What I really like to know is if they'll come with another revolutionary menu system and another "ISO standard" file format.
For the above poster, I'd like to remark that OpenOffice can't open any complex Office document. Just try textboxes inside drawings inside tables or something. And Google Documents can't even handle page breaks properly.
Open Office is great yes, but has to be admired for being free and not much else. When I have a 5MB spreadsheet full of pivots what are Sun Microsystems going to do to help me ?
And as for the WOW64 argument and 3GB spreadhseet - I assume the user has a 32 bit system and envy of the power of the extra integer of 2!
Can't wait to be able to use 16PB of RAM to open a Word document. How about something useful like ODF instead.
So jonathan and others don't see the point of 64-bit Excel, well good for them.
As someone who daily uses spreadsheets of tens of MB (little ones) to the odd of hundreds of MB (large ones), I welcome this with open arms ... almost much as I did the addition of multi-threading in Excel 2007, which is a feature that saves me and my colleagues hours every day. Quad-core PC and Excel is four times faster, and Octo-core and its eight times faster; so a spreadsheet that takes an hour to calculate on a single core takes a mere 7.5 mins on an 8-core. :)
However, my Vista 64-bit PC has many gigs of RAM that aren't used by Excel when I wish they were.

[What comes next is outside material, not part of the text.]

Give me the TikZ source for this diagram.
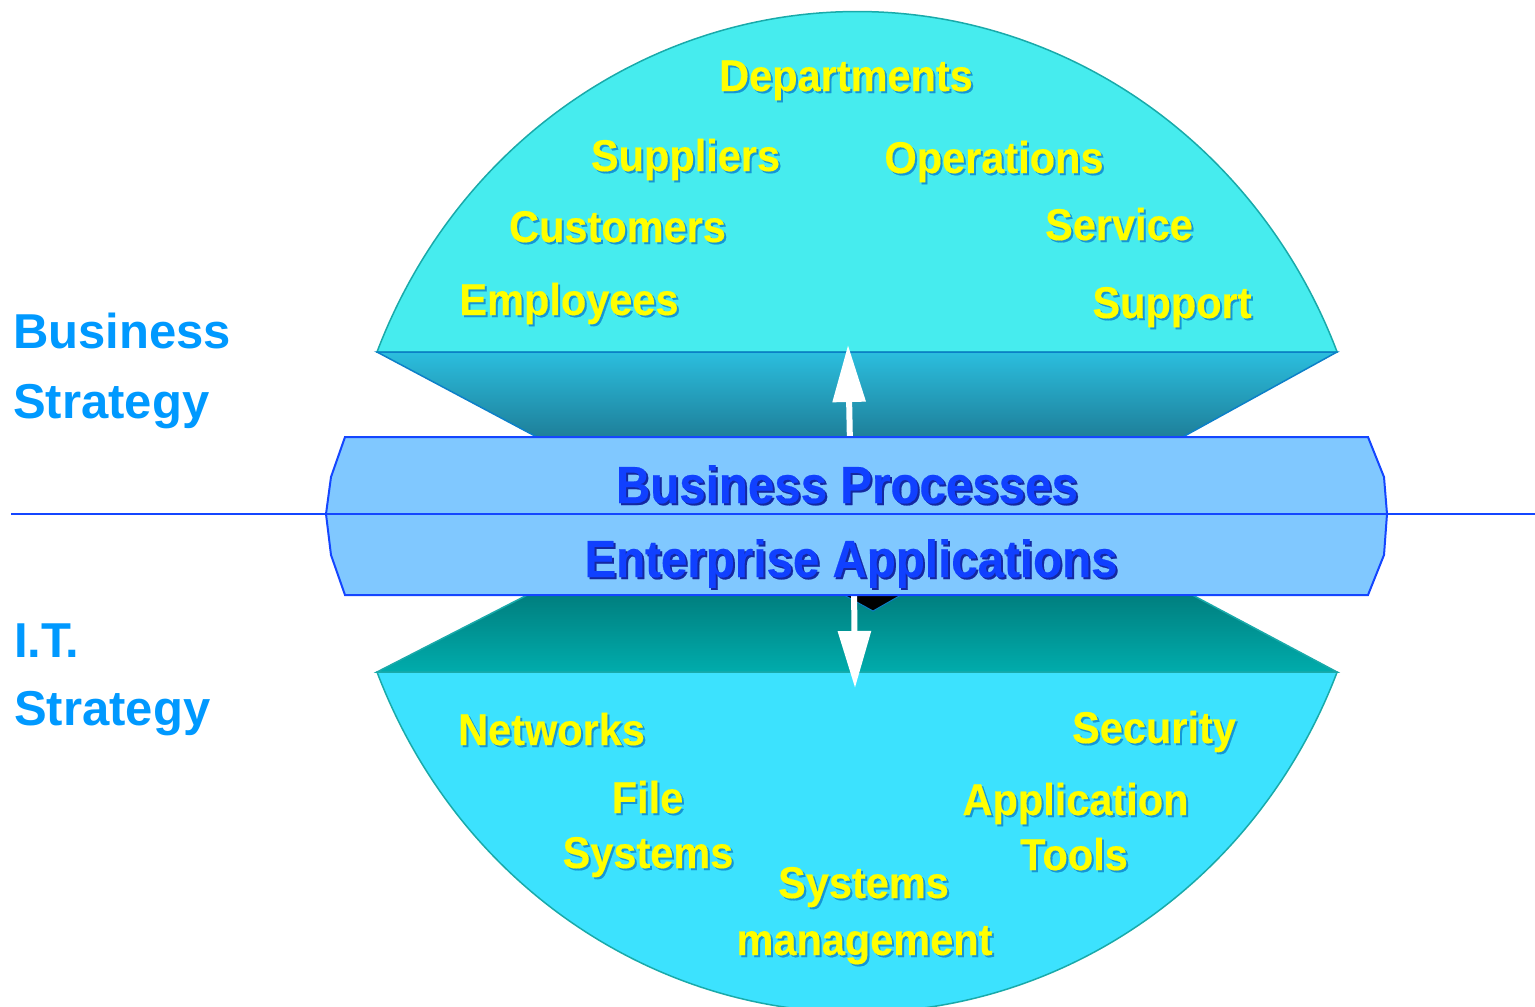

So can Microsoft please sort out the memory management of the next Excel so that I can use pivot tables to my hearts content with my very large data sets?
I see some are complaining that 64-bit code is slower and even more bloated than 32-bit code.
I think this is a Windows limitation, because the 64-bit APIs were designed to make it easy to recompile code written for Win32, instead of taking proper advantage of 64-bit operations
http://arstechnica.com/apple/news/2008/05/microsoft-learn-from-apple-II.ars/3
Linux has been available native on various 64-bit platforms for over a decade, so these sorts of issues don't arise there.